Every judgment we make is a contextual judgment. Every standard we use presupposes some context for it to be meaningful. Missiologists have been trying to bring this truth to our attention for decades. Anthropologists have been challenging for centuries now many of our lifestyle assumptions by their observations of people in other cultural contexts who, often with great creativity and persistence, find other, even better ways to do things that we take for granted. We are not the standard.
Thus, Kairos is much like one of those strange foreign communities to the metaphorical anthropologists who observe us doing things differently than the way learning has often been done in the West. As noted earlier, one of our distinctives is our bold, delighted use of context in how we define and evaluate learning. While we use a master assessment rubric across programs, degrees, and continents, the standards by which we assess the proficiency of our students must be informed by the context of the student. Excellent leadership for a pastor in Pakistan who fears for the lives of his congregation members is drastically different from a megachurch pastor in California or a house church leader in urban Houston. And so it should!

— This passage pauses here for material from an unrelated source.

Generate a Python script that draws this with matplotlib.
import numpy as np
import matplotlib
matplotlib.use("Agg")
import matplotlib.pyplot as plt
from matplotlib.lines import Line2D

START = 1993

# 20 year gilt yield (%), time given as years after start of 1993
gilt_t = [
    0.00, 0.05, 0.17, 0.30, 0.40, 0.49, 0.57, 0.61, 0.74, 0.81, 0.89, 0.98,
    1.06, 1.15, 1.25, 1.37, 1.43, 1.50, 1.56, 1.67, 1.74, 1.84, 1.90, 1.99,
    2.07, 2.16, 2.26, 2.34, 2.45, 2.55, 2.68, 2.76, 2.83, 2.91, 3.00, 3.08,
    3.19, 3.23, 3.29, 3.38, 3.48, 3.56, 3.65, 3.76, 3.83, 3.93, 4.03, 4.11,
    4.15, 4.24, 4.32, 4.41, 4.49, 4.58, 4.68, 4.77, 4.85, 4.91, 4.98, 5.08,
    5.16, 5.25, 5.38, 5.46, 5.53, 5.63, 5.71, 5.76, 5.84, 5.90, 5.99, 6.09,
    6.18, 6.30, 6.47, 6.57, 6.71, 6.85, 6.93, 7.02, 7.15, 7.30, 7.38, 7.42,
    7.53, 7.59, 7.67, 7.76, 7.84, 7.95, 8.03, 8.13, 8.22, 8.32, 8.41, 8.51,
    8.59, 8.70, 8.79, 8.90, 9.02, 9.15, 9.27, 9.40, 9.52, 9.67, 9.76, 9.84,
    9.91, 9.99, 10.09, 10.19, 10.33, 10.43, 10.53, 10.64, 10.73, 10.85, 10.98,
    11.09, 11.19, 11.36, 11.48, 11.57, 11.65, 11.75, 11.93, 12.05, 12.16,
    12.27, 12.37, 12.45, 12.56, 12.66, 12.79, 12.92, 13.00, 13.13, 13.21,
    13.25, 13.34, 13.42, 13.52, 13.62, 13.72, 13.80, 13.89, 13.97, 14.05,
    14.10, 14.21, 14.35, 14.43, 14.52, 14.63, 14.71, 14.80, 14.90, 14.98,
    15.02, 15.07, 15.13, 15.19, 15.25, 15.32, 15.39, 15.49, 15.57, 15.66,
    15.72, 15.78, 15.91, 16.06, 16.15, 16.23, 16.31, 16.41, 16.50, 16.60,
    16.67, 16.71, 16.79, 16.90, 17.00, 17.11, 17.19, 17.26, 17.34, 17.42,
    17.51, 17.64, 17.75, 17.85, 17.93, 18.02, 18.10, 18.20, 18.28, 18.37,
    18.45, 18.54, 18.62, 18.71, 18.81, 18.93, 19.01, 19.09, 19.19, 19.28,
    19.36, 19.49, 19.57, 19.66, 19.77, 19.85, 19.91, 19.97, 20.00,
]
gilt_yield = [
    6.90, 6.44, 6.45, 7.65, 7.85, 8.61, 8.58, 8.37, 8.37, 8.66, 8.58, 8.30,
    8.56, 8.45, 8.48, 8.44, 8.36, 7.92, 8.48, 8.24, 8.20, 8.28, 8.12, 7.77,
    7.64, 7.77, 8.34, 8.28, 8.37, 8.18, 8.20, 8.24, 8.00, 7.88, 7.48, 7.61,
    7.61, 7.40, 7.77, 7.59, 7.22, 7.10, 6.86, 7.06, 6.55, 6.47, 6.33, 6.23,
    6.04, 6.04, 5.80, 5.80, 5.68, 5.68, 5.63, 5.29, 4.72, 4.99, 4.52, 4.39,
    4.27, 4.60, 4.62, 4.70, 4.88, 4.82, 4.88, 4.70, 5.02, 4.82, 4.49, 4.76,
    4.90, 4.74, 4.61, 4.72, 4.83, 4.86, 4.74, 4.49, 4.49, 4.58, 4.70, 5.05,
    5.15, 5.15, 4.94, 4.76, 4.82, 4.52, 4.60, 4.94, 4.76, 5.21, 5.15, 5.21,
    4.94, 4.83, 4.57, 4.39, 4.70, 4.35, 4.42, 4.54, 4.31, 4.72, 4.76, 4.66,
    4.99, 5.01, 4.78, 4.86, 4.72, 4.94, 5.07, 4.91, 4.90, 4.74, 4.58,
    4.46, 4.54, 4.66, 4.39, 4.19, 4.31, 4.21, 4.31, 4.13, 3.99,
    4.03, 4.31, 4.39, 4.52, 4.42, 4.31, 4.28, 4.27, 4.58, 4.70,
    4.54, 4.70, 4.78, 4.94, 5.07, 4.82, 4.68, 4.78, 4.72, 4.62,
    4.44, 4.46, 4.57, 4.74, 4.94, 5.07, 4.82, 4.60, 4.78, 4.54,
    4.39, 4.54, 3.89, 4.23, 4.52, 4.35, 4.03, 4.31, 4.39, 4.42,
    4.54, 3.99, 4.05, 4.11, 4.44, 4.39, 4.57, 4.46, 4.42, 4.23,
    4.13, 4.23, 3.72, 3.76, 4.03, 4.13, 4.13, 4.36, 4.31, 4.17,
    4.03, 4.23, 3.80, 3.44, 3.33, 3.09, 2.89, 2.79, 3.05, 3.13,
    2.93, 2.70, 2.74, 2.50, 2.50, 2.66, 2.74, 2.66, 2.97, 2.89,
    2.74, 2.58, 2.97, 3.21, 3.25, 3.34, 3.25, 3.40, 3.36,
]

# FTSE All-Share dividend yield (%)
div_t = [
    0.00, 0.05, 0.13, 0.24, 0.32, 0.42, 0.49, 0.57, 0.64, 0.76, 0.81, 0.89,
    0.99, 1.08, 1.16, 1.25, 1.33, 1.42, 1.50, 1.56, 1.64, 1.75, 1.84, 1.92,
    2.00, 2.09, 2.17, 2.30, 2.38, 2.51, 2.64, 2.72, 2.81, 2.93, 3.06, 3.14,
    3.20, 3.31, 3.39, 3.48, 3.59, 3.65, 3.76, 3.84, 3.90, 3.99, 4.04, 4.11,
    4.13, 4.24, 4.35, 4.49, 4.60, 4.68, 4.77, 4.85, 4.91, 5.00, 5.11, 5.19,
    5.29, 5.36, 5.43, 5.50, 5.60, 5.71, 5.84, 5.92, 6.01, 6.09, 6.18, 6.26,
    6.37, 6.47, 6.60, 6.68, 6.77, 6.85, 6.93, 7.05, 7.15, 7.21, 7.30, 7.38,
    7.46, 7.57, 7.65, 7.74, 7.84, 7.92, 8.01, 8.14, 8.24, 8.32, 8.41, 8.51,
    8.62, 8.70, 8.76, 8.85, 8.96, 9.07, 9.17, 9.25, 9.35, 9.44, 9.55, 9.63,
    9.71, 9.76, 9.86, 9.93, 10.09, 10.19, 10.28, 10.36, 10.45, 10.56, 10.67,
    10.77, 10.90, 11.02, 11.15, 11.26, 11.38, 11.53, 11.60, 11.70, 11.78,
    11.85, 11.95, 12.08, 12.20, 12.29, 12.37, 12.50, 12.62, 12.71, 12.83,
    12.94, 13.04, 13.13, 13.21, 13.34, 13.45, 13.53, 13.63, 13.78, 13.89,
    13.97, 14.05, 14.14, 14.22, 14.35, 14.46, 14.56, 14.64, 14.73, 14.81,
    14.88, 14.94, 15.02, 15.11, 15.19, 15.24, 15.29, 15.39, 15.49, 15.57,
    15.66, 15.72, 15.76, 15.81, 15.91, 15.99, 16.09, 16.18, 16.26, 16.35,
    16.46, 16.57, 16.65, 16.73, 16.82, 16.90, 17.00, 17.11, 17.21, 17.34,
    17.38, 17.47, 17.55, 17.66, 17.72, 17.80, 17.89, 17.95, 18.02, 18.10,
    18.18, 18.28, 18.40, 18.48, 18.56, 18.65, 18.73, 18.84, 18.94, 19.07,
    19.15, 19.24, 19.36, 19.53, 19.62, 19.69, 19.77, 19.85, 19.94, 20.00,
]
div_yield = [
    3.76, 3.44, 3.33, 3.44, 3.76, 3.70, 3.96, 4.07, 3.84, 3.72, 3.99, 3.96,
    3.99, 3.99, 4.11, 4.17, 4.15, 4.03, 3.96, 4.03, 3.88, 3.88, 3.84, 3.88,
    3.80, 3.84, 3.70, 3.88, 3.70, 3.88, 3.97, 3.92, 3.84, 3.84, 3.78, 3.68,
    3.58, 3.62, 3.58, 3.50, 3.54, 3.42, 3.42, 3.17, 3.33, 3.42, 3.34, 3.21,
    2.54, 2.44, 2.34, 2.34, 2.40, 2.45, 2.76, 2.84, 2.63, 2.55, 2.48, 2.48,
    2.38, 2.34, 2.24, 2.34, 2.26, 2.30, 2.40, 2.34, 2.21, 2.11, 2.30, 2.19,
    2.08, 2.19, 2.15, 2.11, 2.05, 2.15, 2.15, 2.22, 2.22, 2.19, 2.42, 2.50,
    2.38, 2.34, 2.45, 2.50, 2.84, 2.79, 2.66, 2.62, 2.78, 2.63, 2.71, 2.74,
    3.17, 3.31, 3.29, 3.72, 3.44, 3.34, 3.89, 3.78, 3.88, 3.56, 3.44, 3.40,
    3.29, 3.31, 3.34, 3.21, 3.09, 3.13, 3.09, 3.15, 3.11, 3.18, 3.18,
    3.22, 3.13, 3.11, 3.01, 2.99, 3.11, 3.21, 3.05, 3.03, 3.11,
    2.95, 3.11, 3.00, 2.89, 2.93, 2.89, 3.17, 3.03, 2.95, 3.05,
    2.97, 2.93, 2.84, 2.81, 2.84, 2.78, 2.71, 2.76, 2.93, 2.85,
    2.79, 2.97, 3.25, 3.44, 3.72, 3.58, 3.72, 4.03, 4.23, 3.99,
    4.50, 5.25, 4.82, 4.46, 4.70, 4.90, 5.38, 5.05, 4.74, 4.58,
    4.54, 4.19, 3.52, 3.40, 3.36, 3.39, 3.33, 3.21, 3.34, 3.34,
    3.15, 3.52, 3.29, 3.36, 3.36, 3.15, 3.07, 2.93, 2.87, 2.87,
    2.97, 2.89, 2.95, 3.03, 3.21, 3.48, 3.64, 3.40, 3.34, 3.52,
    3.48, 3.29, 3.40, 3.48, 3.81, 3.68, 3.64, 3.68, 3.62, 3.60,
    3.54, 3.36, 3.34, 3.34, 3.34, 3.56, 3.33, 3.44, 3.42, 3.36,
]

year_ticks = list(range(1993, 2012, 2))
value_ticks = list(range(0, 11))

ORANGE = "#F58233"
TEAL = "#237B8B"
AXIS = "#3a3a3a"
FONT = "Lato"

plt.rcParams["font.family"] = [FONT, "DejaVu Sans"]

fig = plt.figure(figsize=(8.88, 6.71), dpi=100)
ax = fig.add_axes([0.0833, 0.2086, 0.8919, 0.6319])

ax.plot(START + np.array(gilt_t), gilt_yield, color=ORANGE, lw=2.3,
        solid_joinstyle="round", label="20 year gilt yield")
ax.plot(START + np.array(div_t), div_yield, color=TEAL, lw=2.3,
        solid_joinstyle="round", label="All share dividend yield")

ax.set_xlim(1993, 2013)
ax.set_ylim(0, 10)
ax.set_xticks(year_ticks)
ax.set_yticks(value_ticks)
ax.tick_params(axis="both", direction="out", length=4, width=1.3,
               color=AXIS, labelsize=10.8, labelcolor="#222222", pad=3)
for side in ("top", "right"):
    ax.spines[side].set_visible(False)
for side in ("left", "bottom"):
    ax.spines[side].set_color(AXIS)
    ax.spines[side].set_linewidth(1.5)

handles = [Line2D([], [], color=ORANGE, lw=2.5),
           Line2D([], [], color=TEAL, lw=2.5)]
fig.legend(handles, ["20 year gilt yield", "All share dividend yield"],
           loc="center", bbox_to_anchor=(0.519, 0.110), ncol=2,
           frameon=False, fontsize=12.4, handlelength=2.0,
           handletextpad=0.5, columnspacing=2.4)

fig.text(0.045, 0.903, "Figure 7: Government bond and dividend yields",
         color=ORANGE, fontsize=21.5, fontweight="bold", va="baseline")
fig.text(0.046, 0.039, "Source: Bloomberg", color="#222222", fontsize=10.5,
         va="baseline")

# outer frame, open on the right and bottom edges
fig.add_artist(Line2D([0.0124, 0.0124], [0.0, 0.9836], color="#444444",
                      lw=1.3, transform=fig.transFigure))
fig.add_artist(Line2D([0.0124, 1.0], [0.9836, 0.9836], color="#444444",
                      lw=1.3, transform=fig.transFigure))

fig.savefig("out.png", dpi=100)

That’s why Kairos is more than just an institution of higher learning. We’re sometimes closer in spirit to a global missions movement. The journey of discipleship looks distinctively different across this “community of communities” even though we agree together to consistently, passionately trust in one body, one Spirit, one hope, one Lord, one faith, one baptism, one God, one Father, who is above all, through all, and in us all. The Spirit defines the excellence we seek in all our contexts. All of them.